Era un día cualquiera en la calle Baker Street de Londres, donde el Doctor Watson y su fiel aliado, el detective Sherlock Holmes trabajaban en “El caso de la Silla de Baker Street”. Asomaba una tarde particularmente tediosa, cuando Holmes, con la mirada perdida en el techo y la pipa apagada desde hacía horas, exclamó con solemnidad y con la energía de un rayo:
—¡Watson! Alguien ha estado sentado aquí.
—¿En el sillón, Holmes? -replicó sorprendido el doctor Watson.
—¡No, en la silla! —replicó con la gravedad de quien ha descubierto una conspiración internacional—. Observe el leve hundimiento del cojín. El ángulo de compresión es inconfundible.
Watson, que carecía del ojo clínico del detective, sólo vio una silla ordinaria de madera y resignación en los ojos del detective.
—Holmes, ¿insinúa que la silla es la culpable?
—Peor, mi querido Watson. Es la testigo. Una testigo que calla porque es muda.
En ese momento, la señora Hudson irrumpió, pidiendo disculpas:
—Perdonen, señores, he movido la silla para barrer.
Holmes se puso de pie, pálido.
—¡Destrucción de pruebas! ¡Encubrimiento doméstico! ¡Watson, tome nota!
La silla fue interrogada durante veinte minutos.
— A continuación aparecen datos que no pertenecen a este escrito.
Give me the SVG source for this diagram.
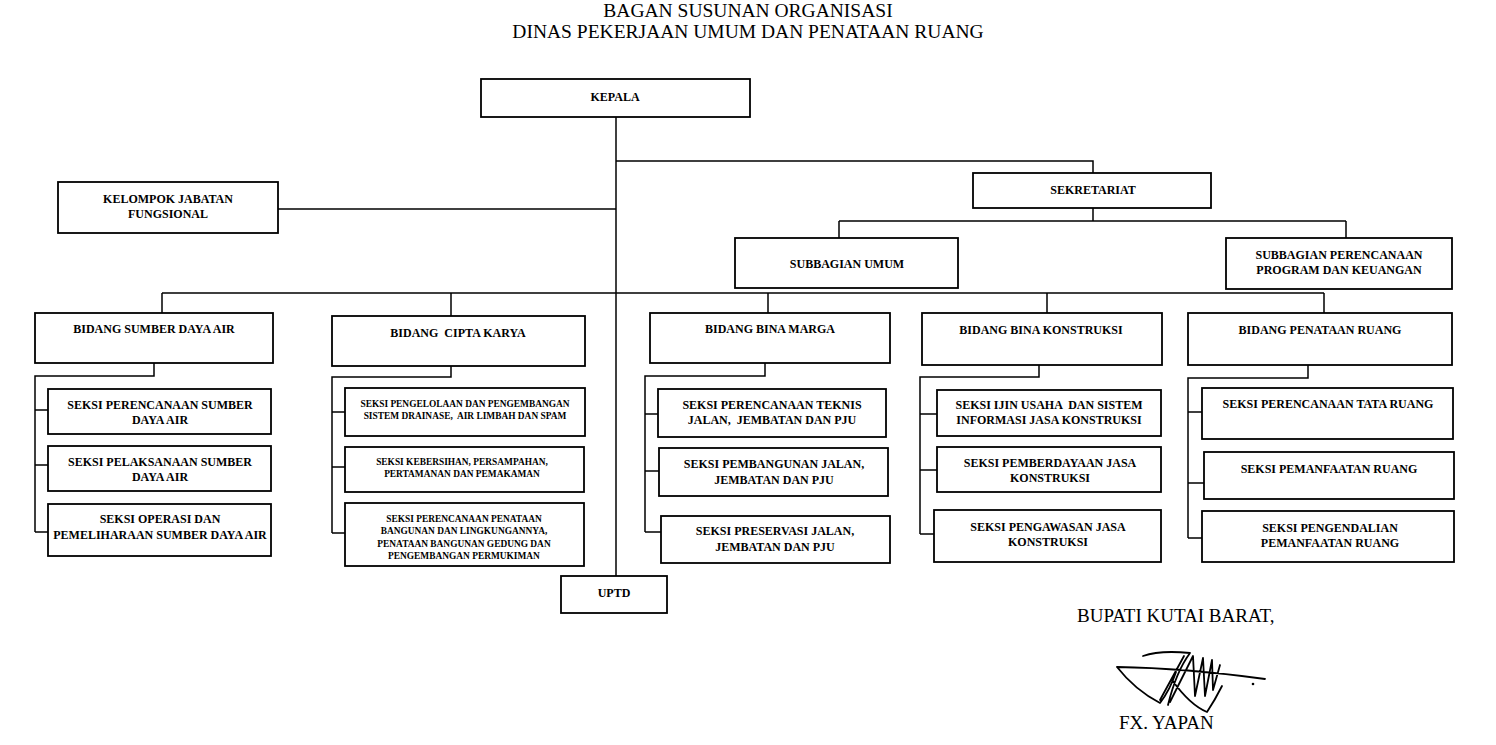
<svg xmlns="http://www.w3.org/2000/svg" width="1496" height="745" viewBox="0 0 1496 745">
<style>
.bg{fill:#fff}
.box{fill:#fff;stroke:#000;stroke-width:1.8}
.con{fill:none;stroke:#000;stroke-width:1.5}
.t{font-family:"Liberation Serif",serif;font-weight:bold;font-size:12px;text-anchor:middle;fill:#000}
.ts{font-family:"Liberation Serif",serif;font-weight:bold;font-size:9.4px;text-anchor:middle;fill:#000}
.title{font-family:"Liberation Serif",serif;font-size:19.5px;text-anchor:middle;fill:#000}
.sig{font-family:"Liberation Serif",serif;font-size:19px;fill:#000}
</style>
<rect class="bg" x="0" y="0" width="1496" height="745"/>
<g id="title">
<text class="title" x="748" y="17">BAGAN SUSUNAN ORGANISASI</text>
<text class="title" x="748" y="38">DINAS PEKERJAAN UMUM DAN PENATAAN RUANG</text>
</g>
<g id="connectors" class="con">
<path d="M616,117 V576"/>
<path d="M616,161 H1093 V173"/>
<path d="M1093,208 V221 M839,221 H1346 M839,221 V238 M1346,221 V238"/>
<path d="M278,209 H616"/>
<path d="M162,293 H1324 M162,293 V313 M451,293 V316 M768,293 V313 M1047,293 V313 M1324,293 V313"/>
<path d="M154,363 V376 H35 V532 M35,410 H48 M35,465 H48 M35,532 H48"/>
<path d="M451,366 V377 H332 V533 M332,412 H345 M332,467 H345 M332,533 H345"/>
<path d="M765,363 V376 H645 V532 M645,414 H658 M645,471 H659 M645,532 H661"/>
<path d="M1039,365 V377 H920 V534 M920,414 H937 M920,470 H937 M920,534 H934"/>
<path d="M1308,365 V378 H1188 V538 M1188,412 H1202 M1188,483 H1204 M1188,538 H1202"/>
</g>
<g id="kepala"><rect class="box" x="481" y="79" width="269" height="38"/><text class="t" x="615" y="101">KEPALA</text></g>
<g id="sekretariat"><rect class="box" x="973" y="173" width="238" height="35"/><text class="t" x="1093" y="194">SEKRETARIAT</text></g>
<g id="subbagian-umum"><rect class="box" x="735" y="238" width="223" height="50"/><text class="t" x="847" y="268">SUBBAGIAN UMUM</text></g>
<g id="subbagian-perencanaan"><rect class="box" x="1226" y="238" width="226" height="51"/><text class="t" x="1339" y="259">SUBBAGIAN PERENCANAAN</text><text class="t" x="1339" y="274">PROGRAM DAN KEUANGAN</text></g>
<g id="kelompok-jabatan"><rect class="box" x="58" y="182" width="220" height="51"/><text class="t" x="168" y="203">KELOMPOK JABATAN</text><text class="t" x="168" y="218">FUNGSIONAL</text></g>
<g id="bidang-sda"><rect class="box" x="35" y="313" width="238" height="50"/><text class="t" x="154" y="333">BIDANG SUMBER DAYA AIR</text></g>
<g id="bidang-ck"><rect class="box" x="332" y="316" width="253" height="50"/><text class="t" x="458" y="337" xml:space="preserve">BIDANG  CIPTA KARYA</text></g>
<g id="bidang-bm"><rect class="box" x="650" y="313" width="240" height="50"/><text class="t" x="770" y="333">BIDANG BINA MARGA</text></g>
<g id="bidang-bk"><rect class="box" x="922" y="313" width="240" height="52"/><text class="t" x="1041" y="334">BIDANG BINA KONSTRUKSI</text></g>
<g id="bidang-pr"><rect class="box" x="1188" y="313" width="264" height="52"/><text class="t" x="1320" y="334">BIDANG PENATAAN RUANG</text></g>
<g id="sda-1"><rect class="box" x="48" y="389" width="223" height="45"/><text class="t" x="160" y="409">SEKSI PERENCANAAN SUMBER</text><text class="t" x="160" y="424">DAYA AIR</text></g>
<g id="sda-2"><rect class="box" x="48" y="446" width="223" height="45"/><text class="t" x="160" y="466">SEKSI PELAKSANAAN SUMBER</text><text class="t" x="160" y="481">DAYA AIR</text></g>
<g id="sda-3"><rect class="box" x="48" y="504" width="223" height="52"/><text class="t" x="160" y="523">SEKSI OPERASI DAN</text><text class="t" x="160" y="539">PEMELIHARAAN SUMBER DAYA AIR</text></g>
<g id="ck-1"><rect class="box" x="345" y="388" width="240" height="48"/><text class="ts" x="465" y="407">SEKSI PENGELOLAAN DAN PENGEMBANGAN</text><text class="ts" x="465" y="419" xml:space="preserve">SISTEM DRAINASE,  AIR LIMBAH DAN SPAM</text></g>
<g id="ck-2"><rect class="box" x="345" y="447" width="239" height="45"/><text class="ts" x="462" y="465">SEKSI KEBERSIHAN, PERSAMPAHAN,</text><text class="ts" x="462" y="477">PERTAMANAN DAN PEMAKAMAN</text></g>
<g id="ck-3"><rect class="box" x="345" y="503" width="239" height="63"/><text class="ts" x="464" y="522">SEKSI PERENCANAAN PENATAAN</text><text class="ts" x="464" y="534">BANGUNAN DAN LINGKUNGANNYA,</text><text class="ts" x="464" y="547">PENATAAN BANGUNAN GEDUNG DAN</text><text class="ts" x="464" y="559">PENGEMBANGAN PERMUKIMAN</text></g>
<g id="bm-1"><rect class="box" x="658" y="389" width="228" height="48"/><text class="t" x="772" y="409">SEKSI PERENCANAAN TEKNIS</text><text class="t" x="772" y="424" xml:space="preserve">JALAN,  JEMBATAN DAN PJU</text></g>
<g id="bm-2"><rect class="box" x="659" y="448" width="229" height="48"/><text class="t" x="774" y="468">SEKSI PEMBANGUNAN JALAN,</text><text class="t" x="774" y="484">JEMBATAN DAN PJU</text></g>
<g id="bm-3"><rect class="box" x="661" y="516" width="229" height="47"/><text class="t" x="775" y="535">SEKSI PRESERVASI JALAN,</text><text class="t" x="775" y="551">JEMBATAN DAN PJU</text></g>
<g id="bk-1"><rect class="box" x="937" y="390" width="224" height="46"/><text class="t" x="1049" y="409" xml:space="preserve">SEKSI IJIN USAHA  DAN SISTEM</text><text class="t" x="1049" y="424">INFORMASI JASA KONSTRUKSI</text></g>
<g id="bk-2"><rect class="box" x="937" y="447" width="224" height="45"/><text class="t" x="1050" y="467">SEKSI PEMBERDAYAAN JASA</text><text class="t" x="1050" y="482">KONSTRUKSI</text></g>
<g id="bk-3"><rect class="box" x="934" y="510" width="227" height="52"/><text class="t" x="1048" y="531">SEKSI PENGAWASAN JASA</text><text class="t" x="1048" y="546">KONSTRUKSI</text></g>
<g id="pr-1"><rect class="box" x="1202" y="388" width="251" height="51"/><text class="t" x="1328" y="408">SEKSI PERENCANAAN TATA RUANG</text></g>
<g id="pr-2"><rect class="box" x="1204" y="452" width="250" height="47"/><text class="t" x="1329" y="473">SEKSI PEMANFAATAN RUANG</text></g>
<g id="pr-3"><rect class="box" x="1202" y="511" width="252" height="51"/><text class="t" x="1330" y="532">SEKSI PENGENDALIAN</text><text class="t" x="1330" y="547">PEMANFAATAN RUANG</text></g>
<g id="uptd"><rect class="box" x="561" y="576" width="106" height="37"/><text class="t" x="614" y="597">UPTD</text></g>
<g id="signature">
<text class="sig" x="1077" y="622">BUPATI KUTAI BARAT,</text>
<path d="M1117,667 Q1185,668 1265,679 M1117,667 Q1135,690 1160,703 Q1170,690 1176,672 M1172,680 Q1190,705 1207,712 Q1215,700 1222,686 M1143,656 Q1160,650 1190,653 M1190,653 Q1176,672 1168,705 M1160,700 L1184,656 M1170,702 L1193,656 L1195,696 L1203,658 L1205,696 L1212,660 L1213,690 L1220,665" fill="none" stroke="#000" stroke-width="1.8" stroke-linejoin="round" stroke-linecap="round"/>
<circle cx="1253" cy="684" r="1.3" fill="#000"/>
<text class="sig" x="1119" y="729">FX. YAPAN</text>
</g>
</svg>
No respondió, pero Holmes aseguró que su silencio era “de una elocuencia pasmosa”. Tanto fue así recobró el brillo en sus ojos y la confianza en su rostro.
Al día siguiente, el supuesto ladrón fue capturado por pura casualidad —había tropezado con la misma silla—. Holmes, satisfecho, concluyó el caso con su característica modestia:
—Como siempre digo, Watson, en cada crimen hay una huella, y en cada huella… una silla.
Watson asintió, sin atreverse a preguntar qué demonios quería decir.